In u-46, the school board was recently called to vote on a $100,000 contract composed of the Second Step Social and Emotional Learning Program in addition to the PBIS program that u-46 has previously utilized. The PBIS program now offers support for students who have been bullied due to their sexual orientation.
According to a report aptly called The School Report (2012) published by Stonewall in collaboration with Cambridge University, 23% of gay or bisexual young people have tried to take their own lives and 56% have self-harmed. Given that we as a district have the opportunity to introduce a program that offers support to students represented by this statistic, I feel it goes without explaining how important approving this program is.
The aforementioned u-46 board member voted against the program due to the curriculum stance that, “Any time we use one of these terms [girly, retarded, gay] to put someone down, not only are we being unkind to that person, we are also connecting a negative connotation to the word we use, which is very disrespectful to women, to people with mental retardation, and to people who are gay.” This board member feels that the comparison of homosexuality to being a woman or mentally retarded is incorrect, as it is their view that being gay is a choice. Ultimately, the proposal was approved with a vote of 5-2. However, I’d like to examine certain implications regarding this turn of events.

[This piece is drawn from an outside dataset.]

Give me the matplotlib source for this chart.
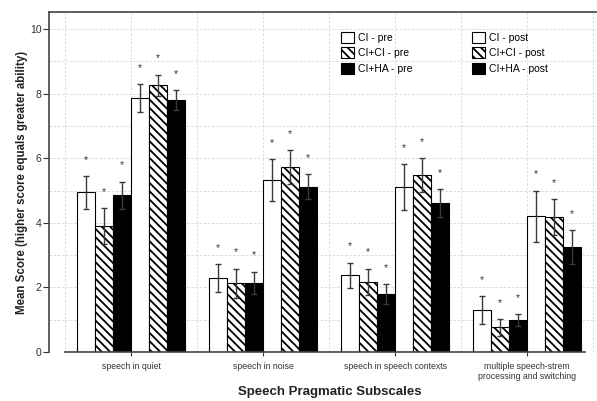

Recently, a Minnesota school district faced a walk out staged by students in regards to racist comments made by a district board member on Facebook. In this instance, this board member put his beliefs into what should be a professional setting. In other recent news we’ve seen ramifications on the part of Kim Davis, who refused a marriage license to a homosexual couple because her beliefs did not agree with their lifestyle. I believe everyone knows how that situation developed. This has spawned a series of “Didn’t agree with this… Still did my job” jokes on social media, and every part of those jokes holds ground. In a professional setting, one needs to set aside their personal beliefs for the sake of their occupation, which in the case of u-46 board members happens to be every student in the district.
This is precisely what is not happening with this board member. Referring back to the Minnesota situation, a board member made obscenely racist comments and caused extreme unrest within the district. We live in a very progressive era, and making comments about a race is no different in today’s setting from making comments about someone’s sexual orientation. Whether or not this board member agrees with their “choice”, as the board member refers to it, I could care less. Those are their beliefs. My gripe is that they are voting against a program that offers protection to those students, allowing their personal beliefs to intrude in this professional setting.
In my eyes, this is an atrocity. This board member is denying someone equality in a school due to sexual orientation. As mentioned earlier, we live in a progressive era where this should be seen the same as if this board member voted against a minority race because they don’t appeal to that board member.
In Minnesota, students attempted to remove the board member after they made their offensive comments, as that kind of behavior is unacceptable of an elected official. If I were still in the district, I would be taking the exact same steps to remove this board member in u-46. Sexual orientation is still a touchy subject, but a certain board member in u-46 has expressedtheir disdain at those who do not fit in their belief, and that is disgusting. Their continual rejection of proposals due to them being “value judgements” or a part of a culture that this member deems as “a choice” should have no place in this or any district.